Edgar Wright explora ao máximo o som diegético e a trilha sonora na narrativa. A movimentação cênica casa perfeitamente com o som dentro da trama. O que pode causar ruído no começo do primeiro ato acompanha o espectador é o envolve cada vez mais. A batida da porta do carro, o copo de café, o som diferenciado e abafado que acompanha o protagonista por um problema auditivo. A música e o protagonista são um só e as mudanças no arco do personagem auxiliam o espectador na compreensão dos dilemas vividos por Baby. Quando o protagonista se apaixona, as músicas são mais lentas, nas perseguições, elas são pulsantes. O caso mais enfático é a presença marcante de Bats vivido por Jamie Foxx. A trilha ganha outro contexto sempre que o personagem está em cena.


O diretor também escreve o roteiro que consegue equilibrar o tom entre a ação e o romance. Debora interpretada por Lily James transmite um ar inocente e leve para a personagem que contrasta com a violência presente na trama. O romance dos jovens no terceiro ato ganha uma atmosfera interessante de Bonnie e Clyde juvenil. O roteiro explora esse aspecto evidenciando o tom certeiro do humor na narrativa. Outro personagem importante no enredo é o pai adotivo de Baby que possui uma deficiência auditiva e proporciona ao filme em determinados momentos uma quebra de ritmo onde o silêncio ajuda na comunicação dos personagens. 
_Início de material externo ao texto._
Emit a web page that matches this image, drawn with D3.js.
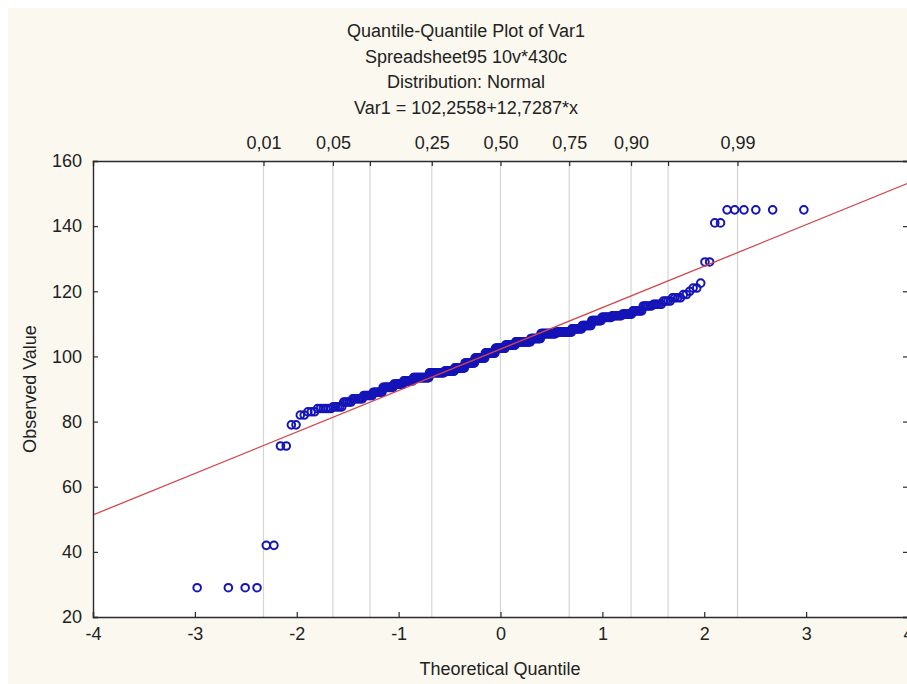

Baby Driver é um filme importante pela ligação dos elementos narrativos que proporcionam ritmo para a trama. Imagine Amnésia de Nolan sem o trabalho da edição. Seria mais um filme típico de suspense. Com esse elemento narrativo, o filme ganhou um status diferenciado. O mesmo acontece com o som em Baby Driver. Pensar no filme sem esse elemento significativo que movimenta a trama seria reduzir pela metade o sentido da narrativa, ele é em vários momentos o verdadeiro protagonista. Baby Driver explora os elementos narrativos de forma competente e proporciona ao espectador um equilíbrio interessante de tons de leveza presente no romance juvenil e a pulsão da violência nas cenas de ação, sempre com o auxilio de uma trilha sonora que embala os personagens e cativa o público em cada cena.



   


Comentários

Unknown disse…
A trilha sonora é uma peça perfeita para Em ritmo de fuga. Sou uma fiel seguidora de Edgar Wright. Apesar de não ser um diretor tão reconhecido na indústria do cine, ele é um dos poucos que conseguem boas obras cinematográficas de ação graças ao seu grande profissionalismo. Deve ser por ele que grandes atores como Ansel Elgort querem participar nos seus filmes. Baby Driver filme é o mais recente dos seus trabalhos, um filme que é uma referência do gênero. Seus efeitos especiais estão incríveis, trilha sonora e atuações geram um resultado que consegue captar aos espectadores. Vi este filme por que amo aos atores que participam nele.
Paula Biasi disse…
Tão bom quando um elemento narrativo move a trama. Que cuidado em casar a trilha com a edição.